▶ [What you need to do] Take the material below and extract the lines from the one with "Reproduce this chart with D3.js." through the one with "const pts = a", word for word, without pictures.

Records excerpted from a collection
● ● ● ● ● ● ●
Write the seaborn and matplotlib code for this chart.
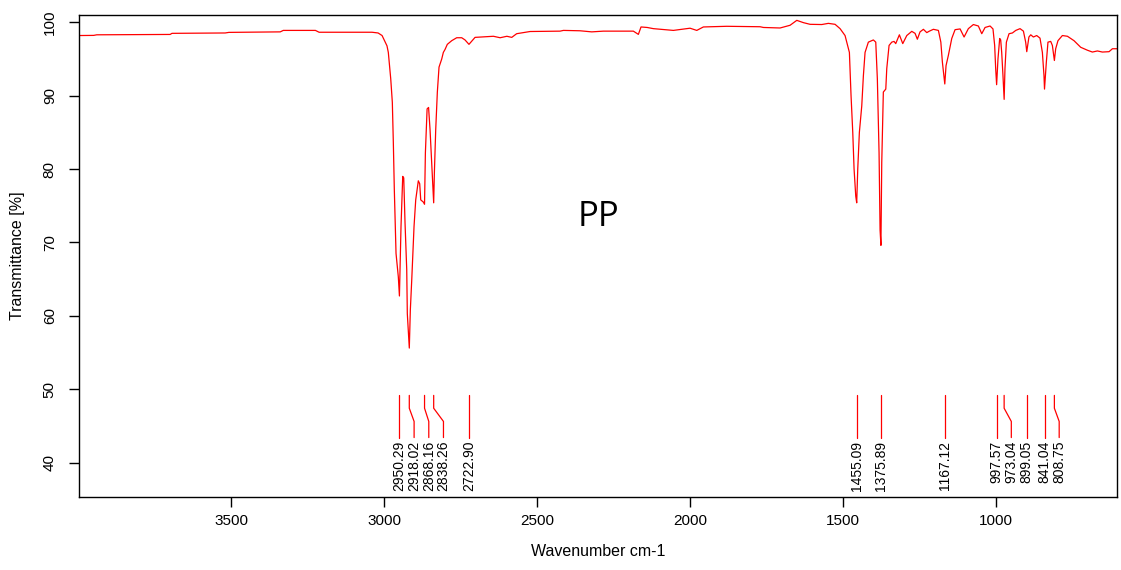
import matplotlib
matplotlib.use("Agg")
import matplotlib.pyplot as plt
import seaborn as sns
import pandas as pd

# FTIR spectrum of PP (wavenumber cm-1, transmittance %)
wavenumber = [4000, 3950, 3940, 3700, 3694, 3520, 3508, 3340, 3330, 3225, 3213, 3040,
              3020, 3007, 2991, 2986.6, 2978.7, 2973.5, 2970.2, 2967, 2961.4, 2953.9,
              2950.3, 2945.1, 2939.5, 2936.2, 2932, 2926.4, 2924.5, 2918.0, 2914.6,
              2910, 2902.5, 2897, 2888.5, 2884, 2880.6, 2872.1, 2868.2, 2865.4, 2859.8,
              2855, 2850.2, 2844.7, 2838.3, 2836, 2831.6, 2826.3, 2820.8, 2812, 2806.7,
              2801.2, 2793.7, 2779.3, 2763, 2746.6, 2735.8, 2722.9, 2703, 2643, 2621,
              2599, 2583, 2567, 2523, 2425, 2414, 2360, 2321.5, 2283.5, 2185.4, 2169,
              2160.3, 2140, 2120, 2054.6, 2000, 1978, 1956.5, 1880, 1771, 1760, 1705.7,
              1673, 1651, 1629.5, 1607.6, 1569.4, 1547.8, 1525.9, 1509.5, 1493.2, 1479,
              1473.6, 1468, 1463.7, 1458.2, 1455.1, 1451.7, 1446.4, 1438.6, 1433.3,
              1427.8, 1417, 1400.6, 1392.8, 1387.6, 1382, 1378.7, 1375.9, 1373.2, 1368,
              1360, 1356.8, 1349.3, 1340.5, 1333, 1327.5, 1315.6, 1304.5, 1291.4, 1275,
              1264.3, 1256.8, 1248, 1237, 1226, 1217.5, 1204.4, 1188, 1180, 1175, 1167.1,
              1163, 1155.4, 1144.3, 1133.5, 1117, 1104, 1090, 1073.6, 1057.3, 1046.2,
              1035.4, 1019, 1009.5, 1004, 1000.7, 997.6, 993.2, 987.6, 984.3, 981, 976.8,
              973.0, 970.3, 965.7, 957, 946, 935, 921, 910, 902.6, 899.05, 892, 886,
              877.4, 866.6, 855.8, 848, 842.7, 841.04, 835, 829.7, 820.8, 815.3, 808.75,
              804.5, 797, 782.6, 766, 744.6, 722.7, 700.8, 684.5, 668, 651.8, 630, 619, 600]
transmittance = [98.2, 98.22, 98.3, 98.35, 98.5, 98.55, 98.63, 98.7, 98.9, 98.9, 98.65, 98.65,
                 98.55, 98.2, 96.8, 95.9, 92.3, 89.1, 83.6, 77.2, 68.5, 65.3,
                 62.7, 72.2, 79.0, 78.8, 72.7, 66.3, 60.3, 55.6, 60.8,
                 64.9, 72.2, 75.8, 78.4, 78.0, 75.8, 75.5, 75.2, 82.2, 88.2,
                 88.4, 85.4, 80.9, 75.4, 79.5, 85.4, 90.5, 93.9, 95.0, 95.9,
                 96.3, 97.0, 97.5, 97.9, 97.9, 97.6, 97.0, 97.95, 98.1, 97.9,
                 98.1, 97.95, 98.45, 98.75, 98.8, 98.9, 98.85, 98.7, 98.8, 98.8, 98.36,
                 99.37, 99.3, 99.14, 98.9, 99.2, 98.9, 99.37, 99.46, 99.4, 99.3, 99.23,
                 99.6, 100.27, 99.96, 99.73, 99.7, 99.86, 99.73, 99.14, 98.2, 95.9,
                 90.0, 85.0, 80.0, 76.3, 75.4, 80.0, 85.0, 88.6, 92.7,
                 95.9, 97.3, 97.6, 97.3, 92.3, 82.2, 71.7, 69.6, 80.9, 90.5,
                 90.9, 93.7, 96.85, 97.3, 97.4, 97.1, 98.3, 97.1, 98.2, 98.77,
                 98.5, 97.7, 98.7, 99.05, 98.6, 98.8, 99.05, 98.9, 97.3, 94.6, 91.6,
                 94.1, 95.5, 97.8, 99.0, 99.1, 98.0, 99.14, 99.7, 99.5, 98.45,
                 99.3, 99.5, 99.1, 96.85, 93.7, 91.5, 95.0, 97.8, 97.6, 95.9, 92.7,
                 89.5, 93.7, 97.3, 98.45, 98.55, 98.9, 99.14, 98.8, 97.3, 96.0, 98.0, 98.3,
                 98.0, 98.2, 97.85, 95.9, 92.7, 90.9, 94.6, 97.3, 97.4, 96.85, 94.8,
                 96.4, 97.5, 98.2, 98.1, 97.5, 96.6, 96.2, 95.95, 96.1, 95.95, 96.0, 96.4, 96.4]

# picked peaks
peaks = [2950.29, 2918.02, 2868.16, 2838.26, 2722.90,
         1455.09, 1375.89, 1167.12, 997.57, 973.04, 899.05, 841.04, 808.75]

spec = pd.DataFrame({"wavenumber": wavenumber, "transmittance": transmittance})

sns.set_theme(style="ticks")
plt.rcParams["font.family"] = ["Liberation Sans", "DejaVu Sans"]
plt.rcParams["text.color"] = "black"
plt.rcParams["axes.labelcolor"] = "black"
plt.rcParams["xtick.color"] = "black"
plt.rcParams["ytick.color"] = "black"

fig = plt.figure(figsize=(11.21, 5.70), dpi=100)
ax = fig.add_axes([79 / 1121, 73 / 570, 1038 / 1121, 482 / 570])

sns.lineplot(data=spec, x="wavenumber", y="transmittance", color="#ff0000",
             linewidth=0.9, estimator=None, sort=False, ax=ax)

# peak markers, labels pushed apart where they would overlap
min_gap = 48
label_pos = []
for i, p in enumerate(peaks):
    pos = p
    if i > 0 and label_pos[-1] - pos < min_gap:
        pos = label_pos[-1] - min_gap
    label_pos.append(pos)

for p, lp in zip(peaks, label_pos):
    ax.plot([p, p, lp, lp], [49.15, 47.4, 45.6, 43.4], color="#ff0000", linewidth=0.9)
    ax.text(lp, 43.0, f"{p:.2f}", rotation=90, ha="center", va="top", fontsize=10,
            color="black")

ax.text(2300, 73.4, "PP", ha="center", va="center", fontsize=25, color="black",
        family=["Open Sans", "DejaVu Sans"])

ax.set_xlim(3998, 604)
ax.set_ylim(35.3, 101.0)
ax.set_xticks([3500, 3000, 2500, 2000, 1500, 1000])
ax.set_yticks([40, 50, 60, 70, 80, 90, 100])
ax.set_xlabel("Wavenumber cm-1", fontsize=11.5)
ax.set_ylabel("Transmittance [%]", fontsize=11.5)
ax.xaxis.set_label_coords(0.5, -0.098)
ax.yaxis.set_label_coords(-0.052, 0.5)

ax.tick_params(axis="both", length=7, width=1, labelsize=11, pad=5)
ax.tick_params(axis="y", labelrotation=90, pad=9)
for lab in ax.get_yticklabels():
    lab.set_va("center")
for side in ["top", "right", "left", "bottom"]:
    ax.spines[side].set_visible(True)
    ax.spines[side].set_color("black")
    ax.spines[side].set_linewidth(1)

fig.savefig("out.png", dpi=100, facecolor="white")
● ● ● ● ● ● ●
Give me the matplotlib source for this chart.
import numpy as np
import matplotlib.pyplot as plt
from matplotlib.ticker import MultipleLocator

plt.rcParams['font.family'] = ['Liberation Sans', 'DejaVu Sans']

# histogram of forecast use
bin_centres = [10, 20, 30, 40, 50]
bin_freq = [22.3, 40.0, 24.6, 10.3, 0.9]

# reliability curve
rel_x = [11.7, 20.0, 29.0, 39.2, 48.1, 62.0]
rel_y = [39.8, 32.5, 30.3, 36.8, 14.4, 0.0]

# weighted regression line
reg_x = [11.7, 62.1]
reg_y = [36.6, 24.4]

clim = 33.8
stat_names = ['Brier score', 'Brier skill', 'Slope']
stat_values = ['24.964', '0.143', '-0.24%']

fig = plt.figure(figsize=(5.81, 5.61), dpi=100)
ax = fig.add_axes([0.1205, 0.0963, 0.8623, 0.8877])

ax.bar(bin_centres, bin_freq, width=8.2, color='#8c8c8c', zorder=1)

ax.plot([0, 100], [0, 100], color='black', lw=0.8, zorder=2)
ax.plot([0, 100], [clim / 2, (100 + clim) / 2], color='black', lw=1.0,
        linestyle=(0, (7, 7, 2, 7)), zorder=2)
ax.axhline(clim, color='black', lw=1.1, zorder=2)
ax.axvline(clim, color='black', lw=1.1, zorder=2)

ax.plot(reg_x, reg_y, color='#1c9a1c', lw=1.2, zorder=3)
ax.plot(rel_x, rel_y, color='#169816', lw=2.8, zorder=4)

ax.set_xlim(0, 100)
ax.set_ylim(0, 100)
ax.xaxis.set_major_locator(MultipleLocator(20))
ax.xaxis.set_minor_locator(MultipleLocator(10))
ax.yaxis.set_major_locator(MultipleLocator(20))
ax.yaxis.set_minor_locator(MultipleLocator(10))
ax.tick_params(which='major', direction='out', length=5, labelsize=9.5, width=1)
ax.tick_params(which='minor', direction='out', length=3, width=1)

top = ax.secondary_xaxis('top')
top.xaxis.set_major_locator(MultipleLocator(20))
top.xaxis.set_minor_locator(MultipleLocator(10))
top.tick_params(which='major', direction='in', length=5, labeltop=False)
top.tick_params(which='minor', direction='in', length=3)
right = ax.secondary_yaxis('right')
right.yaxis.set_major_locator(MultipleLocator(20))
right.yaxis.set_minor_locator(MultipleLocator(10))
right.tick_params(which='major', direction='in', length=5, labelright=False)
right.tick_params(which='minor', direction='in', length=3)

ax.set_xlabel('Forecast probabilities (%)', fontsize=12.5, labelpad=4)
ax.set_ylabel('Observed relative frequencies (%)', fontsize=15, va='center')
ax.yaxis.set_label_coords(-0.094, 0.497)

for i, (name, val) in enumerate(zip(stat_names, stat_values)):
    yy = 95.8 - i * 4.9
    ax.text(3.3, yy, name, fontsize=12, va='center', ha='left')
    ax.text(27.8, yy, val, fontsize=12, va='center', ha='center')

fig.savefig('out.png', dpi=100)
● ● ● ● ● ● ●
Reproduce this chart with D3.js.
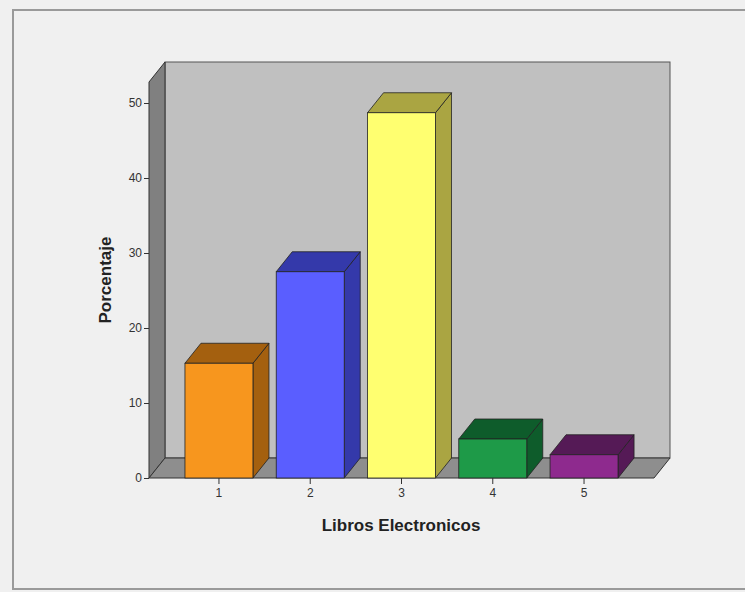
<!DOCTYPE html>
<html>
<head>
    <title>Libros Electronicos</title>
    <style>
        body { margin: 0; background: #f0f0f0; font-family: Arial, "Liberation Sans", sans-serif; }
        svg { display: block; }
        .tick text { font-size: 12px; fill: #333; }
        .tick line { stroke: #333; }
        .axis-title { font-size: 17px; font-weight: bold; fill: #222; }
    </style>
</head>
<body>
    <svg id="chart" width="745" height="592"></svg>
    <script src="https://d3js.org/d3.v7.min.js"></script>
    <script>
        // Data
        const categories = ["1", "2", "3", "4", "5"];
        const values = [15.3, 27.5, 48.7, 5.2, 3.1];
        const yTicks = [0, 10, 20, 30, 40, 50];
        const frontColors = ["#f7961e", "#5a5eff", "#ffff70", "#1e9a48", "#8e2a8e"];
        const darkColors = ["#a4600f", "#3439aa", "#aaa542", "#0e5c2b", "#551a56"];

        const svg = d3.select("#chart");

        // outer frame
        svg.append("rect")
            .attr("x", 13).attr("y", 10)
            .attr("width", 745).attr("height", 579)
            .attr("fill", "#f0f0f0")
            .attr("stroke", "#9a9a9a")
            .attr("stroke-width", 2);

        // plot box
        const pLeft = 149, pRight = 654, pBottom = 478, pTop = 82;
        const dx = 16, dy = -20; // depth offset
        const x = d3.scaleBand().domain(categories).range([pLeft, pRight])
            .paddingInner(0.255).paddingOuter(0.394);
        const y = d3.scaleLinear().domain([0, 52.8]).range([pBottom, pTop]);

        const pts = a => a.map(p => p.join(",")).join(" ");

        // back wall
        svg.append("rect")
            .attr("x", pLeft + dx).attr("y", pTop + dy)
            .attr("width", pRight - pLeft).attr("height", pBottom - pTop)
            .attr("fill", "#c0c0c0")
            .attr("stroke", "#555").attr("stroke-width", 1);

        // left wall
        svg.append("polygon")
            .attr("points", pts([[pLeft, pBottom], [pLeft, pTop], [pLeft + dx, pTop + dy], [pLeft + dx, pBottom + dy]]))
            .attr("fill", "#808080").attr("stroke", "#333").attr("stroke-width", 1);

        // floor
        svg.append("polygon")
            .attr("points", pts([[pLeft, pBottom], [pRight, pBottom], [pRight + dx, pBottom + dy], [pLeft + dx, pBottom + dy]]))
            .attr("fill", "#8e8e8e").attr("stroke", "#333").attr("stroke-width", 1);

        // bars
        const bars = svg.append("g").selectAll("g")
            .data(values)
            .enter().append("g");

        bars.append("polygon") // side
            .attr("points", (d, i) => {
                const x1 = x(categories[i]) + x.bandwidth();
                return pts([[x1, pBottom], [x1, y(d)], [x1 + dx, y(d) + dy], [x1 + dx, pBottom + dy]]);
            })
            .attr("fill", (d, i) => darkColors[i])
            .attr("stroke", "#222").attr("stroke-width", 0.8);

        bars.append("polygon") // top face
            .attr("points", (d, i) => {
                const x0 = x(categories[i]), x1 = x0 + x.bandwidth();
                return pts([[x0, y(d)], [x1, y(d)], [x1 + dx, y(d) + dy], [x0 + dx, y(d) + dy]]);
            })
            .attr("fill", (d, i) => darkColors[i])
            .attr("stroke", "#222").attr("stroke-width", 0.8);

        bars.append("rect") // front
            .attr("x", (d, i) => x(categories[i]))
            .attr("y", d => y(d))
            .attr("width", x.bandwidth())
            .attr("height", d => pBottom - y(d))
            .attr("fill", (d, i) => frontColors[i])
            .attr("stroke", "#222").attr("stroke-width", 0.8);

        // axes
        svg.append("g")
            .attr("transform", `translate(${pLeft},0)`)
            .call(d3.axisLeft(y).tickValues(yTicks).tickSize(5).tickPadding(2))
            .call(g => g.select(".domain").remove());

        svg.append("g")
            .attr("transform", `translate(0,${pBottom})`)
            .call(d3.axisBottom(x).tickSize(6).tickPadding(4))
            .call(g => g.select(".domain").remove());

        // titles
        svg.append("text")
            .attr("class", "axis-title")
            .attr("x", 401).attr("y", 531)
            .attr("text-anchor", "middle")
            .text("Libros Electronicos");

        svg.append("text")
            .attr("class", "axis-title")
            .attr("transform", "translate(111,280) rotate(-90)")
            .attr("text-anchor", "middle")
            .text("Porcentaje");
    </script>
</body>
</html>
● ● ● ● ● ● ●
▶ [The output]
Reproduce this chart with D3.js.
<!DOCTYPE html>
<html>
<head>
    <title>Libros Electronicos</title>
    <style>
        body { margin: 0; background: #f0f0f0; font-family: Arial, "Liberation Sans", sans-serif; }
        svg { display: block; }
        .tick text { font-size: 12px; fill: #333; }
        .tick line { stroke: #333; }
        .axis-title { font-size: 17px; font-weight: bold; fill: #222; }
    </style>
</head>
<body>
    <svg id="chart" width="745" height="592"></svg>
    <script src="https://d3js.org/d3.v7.min.js"></script>
    <script>
        // Data
        const categories = ["1", "2", "3", "4", "5"];
        const values = [15.3, 27.5, 48.7, 5.2, 3.1];
        const yTicks = [0, 10, 20, 30, 40, 50];
        const frontColors = ["#f7961e", "#5a5eff", "#ffff70", "#1e9a48", "#8e2a8e"];
        const darkColors = ["#a4600f", "#3439aa", "#aaa542", "#0e5c2b", "#551a56"];

        const svg = d3.select("#chart");

        // outer frame
        svg.append("rect")
            .attr("x", 13).attr("y", 10)
            .attr("width", 745).attr("height", 579)
            .attr("fill", "#f0f0f0")
            .attr("stroke", "#9a9a9a")
            .attr("stroke-width", 2);

        // plot box
        const pLeft = 149, pRight = 654, pBottom = 478, pTop = 82;
        const dx = 16, dy = -20; // depth offset
        const x = d3.scaleBand().domain(categories).range([pLeft, pRight])
            .paddingInner(0.255).paddingOuter(0.394);
        const y = d3.scaleLinear().domain([0, 52.8]).range([pBottom, pTop]);

        const pts = a => a.map(p => p.join(",")).join(" ");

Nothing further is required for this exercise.